## [Entries shown]

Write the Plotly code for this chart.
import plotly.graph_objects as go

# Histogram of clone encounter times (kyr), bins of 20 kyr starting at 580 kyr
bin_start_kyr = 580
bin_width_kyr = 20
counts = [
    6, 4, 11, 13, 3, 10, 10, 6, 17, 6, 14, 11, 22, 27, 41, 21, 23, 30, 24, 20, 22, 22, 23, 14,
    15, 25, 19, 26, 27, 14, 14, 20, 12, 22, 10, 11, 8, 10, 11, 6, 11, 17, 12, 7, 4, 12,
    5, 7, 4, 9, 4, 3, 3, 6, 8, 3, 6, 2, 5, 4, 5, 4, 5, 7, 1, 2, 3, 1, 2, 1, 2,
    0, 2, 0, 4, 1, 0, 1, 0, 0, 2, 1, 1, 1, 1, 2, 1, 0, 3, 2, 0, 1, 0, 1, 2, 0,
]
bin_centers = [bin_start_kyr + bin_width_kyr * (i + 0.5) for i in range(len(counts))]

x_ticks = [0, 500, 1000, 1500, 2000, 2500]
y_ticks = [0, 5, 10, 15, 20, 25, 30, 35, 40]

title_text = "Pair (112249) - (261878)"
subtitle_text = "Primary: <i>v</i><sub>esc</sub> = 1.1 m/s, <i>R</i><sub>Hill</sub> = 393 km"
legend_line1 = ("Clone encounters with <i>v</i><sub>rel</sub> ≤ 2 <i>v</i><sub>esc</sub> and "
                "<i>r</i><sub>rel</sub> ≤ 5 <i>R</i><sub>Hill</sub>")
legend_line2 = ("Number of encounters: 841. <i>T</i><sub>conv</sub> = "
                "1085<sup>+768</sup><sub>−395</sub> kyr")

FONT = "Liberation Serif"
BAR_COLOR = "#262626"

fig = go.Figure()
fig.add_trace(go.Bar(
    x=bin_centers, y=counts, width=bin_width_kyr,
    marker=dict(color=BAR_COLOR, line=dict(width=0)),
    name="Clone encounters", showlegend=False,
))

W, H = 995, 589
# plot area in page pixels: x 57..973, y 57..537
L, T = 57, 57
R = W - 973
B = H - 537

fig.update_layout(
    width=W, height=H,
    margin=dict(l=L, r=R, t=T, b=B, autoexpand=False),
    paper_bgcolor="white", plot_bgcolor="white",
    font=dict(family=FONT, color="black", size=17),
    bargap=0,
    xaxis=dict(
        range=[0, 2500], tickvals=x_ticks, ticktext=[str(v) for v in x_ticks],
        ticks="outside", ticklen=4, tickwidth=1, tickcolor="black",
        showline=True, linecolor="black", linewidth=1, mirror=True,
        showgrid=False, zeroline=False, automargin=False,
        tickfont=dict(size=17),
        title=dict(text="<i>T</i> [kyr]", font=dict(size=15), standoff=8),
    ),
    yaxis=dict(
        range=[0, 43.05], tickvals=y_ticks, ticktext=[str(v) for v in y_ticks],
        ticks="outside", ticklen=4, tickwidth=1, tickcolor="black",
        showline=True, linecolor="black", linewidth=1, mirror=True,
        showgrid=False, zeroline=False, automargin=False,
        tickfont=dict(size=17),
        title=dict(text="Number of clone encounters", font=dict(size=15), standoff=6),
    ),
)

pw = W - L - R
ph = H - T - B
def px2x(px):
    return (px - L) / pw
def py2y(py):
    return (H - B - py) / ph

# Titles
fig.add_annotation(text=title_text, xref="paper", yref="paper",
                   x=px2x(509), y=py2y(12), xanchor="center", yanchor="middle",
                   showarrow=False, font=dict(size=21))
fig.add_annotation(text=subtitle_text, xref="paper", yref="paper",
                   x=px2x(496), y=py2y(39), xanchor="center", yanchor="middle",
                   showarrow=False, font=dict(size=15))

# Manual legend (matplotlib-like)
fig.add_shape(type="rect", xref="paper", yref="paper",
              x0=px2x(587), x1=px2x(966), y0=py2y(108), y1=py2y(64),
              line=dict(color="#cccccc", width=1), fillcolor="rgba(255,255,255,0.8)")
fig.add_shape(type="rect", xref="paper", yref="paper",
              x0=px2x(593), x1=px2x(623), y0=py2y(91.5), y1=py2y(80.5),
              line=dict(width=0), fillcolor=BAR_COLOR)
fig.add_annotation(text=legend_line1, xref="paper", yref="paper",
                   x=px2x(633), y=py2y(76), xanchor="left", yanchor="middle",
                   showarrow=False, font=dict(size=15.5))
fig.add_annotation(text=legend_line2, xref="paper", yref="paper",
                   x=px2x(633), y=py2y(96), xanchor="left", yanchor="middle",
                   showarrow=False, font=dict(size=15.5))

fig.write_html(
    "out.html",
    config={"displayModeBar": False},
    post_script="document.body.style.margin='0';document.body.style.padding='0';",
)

* * *

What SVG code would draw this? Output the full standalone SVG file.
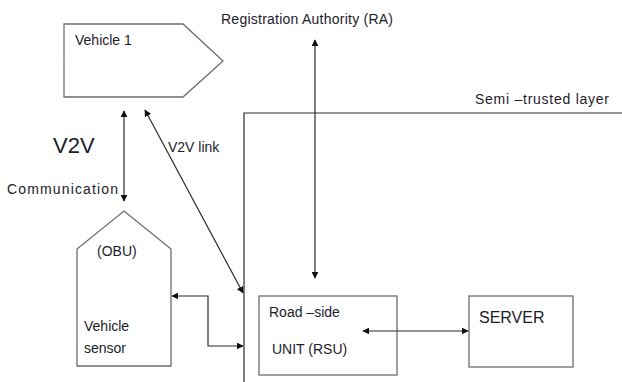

## [What is expected]
Using the entries above, return exactly the lines from the line with "Write the Plotly code for this chart." to the line with "import plotly.graph_objects as go", counting both of those lines.

## [Reply]
Write the Plotly code for this chart.
import plotly.graph_objects as go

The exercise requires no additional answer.